You are a helpful assistant with access to the user's profile
and conversation history. Use the tools when appropriate.
"""
user: @table UserProfile [
(42, "Alice", ["concise_responses", "code_examples"]),
]
tools: @table Tool [
(search, "Search the web for information", ["query"]),
(calculate, "Evaluate a mathematical expression", ["expression"]),
(weather, "Get current weather for a location", ["city", "country"]),
]
history: @table Message [
(user, Hello, 2),
(assistant, "Hi there! How can I help?", 7),
]
Binary Caching
Compiled .tlbx files make excellent context caches:
#![allow(unused)]
fn main() {
use tealeaf::{TeaLeafBuilder, ToTeaLeaf};
// Build context document
let doc = TeaLeafBuilder::new()
.add_value("system_prompt", Value::String(system_prompt))
.add_vec("tools", &tools)
.add_vec("history", &messages)
.add("user", &user_profile)
.build();
// Cache as binary (fast to read back)
doc.compile("context_cache.tlbx", true)?;
// Later: load instantly from binary
let cached = tealeaf::Reader::open("context_cache.tlbx")?;
}
Sending to LLM
Convert to text for LLM consumption:
#![allow(unused)]
fn main() {
let doc = TeaLeaf::load("context.tl")?;
let context_text = doc.to_tl_with_schemas();
// Send context_text as part of the prompt
}
Or convert specific sections:
#![allow(unused)]
fn main() {
let doc = TeaLeaf::load("context.tl")?;
let json = doc.to_json()?;
// Use JSON for APIs that expect it
}
Size Comparison: Real-World Context
For a typical LLM context with 50 messages, 10 tools, and a user profile:
| Format | Approximate Size |
|---|---|
| JSON | ~15 KB |
| TeaLeaf Text | ~8 KB |
| TeaLeaf Binary | ~4 KB |
| TeaLeaf Binary (compressed) | ~3 KB |
Token savings are significant but less than byte savings. BPE tokenizers partially compress repeated JSON field names, so byte savings overstate token savings by 5-18 percentage points depending on data repetitiveness. For typical structured data, expect ~36% fewer data tokens (median), with savings increasing for larger and more structured datasets.
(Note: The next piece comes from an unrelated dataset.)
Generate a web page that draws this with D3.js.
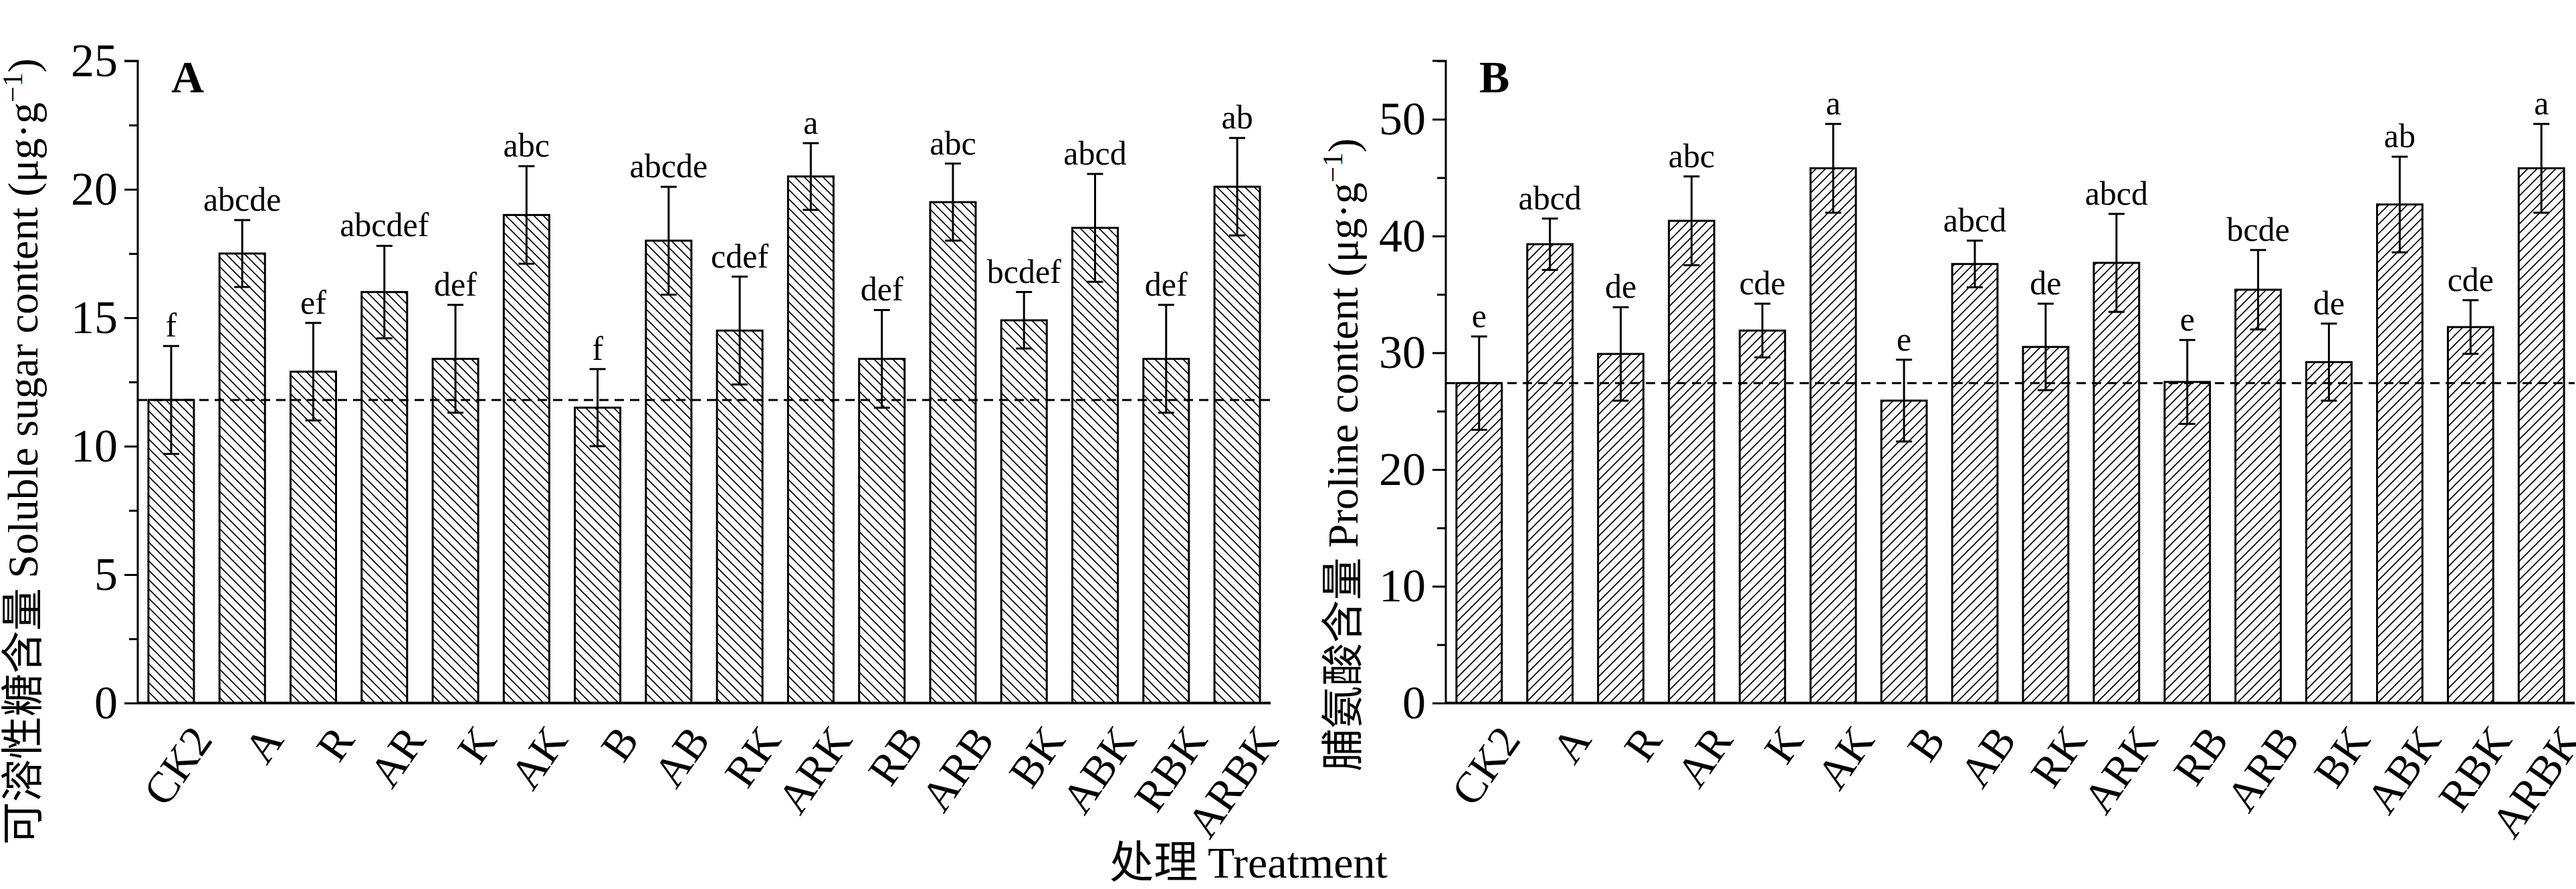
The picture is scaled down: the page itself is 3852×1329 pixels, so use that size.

Token Comparison (verified via OpenAI tokenizer)
| Dataset | JSON tokens | TeaLeaf tokens | Savings |
|---|---|---|---|
| Healthcare records | 903 | 572 | 37% |
| Retail orders | 9,829 | 5,632 | 43% |
At the API level, prompt instructions are identical for both formats, diluting data-only savings (~36%) to ~30% of total input tokens.
Structured Outputs
LLMs can also produce TeaLeaf-formatted responses:
@struct Insight (category: string, finding: string, confidence: float)
analysis: @table Insight [
(revenue, "Q4 revenue grew 15% YoY", 0.92),
(churn, "Customer churn decreased by 3%", 0.87),
(forecast, "Projected 20% growth in Q1", 0.73),
]
This can then be parsed and processed programmatically:
#![allow(unused)]
fn main() {
let response = TeaLeaf::parse(&llm_output)?;
if let Some(Value::Array(insights)) = response.get("analysis") {
for insight in insights {
// Process each structured insight
}
}
}
Best Practices
- Define schemas for all structured context – tool definitions, messages, profiles
- Use
@tablefor arrays of uniform objects – conversation history, search results - Cache compiled binary for frequently-used context segments
- Use text format for LLM input – models understand the schema notation
- String deduplication helps when context has repetitive strings (roles, tool names)
- Separate static and dynamic context – compile static context once, merge at runtime
Benchmark Results
The accuracy-benchmark suite tests 12 tasks across 10 business domains on Claude Sonnet 4.5 and GPT-5.2:
- ~36% fewer data tokens compared to JSON (savings increase with larger datasets)
- No accuracy loss – scores within noise across all providers
- See the benchmark README for full methodology and results.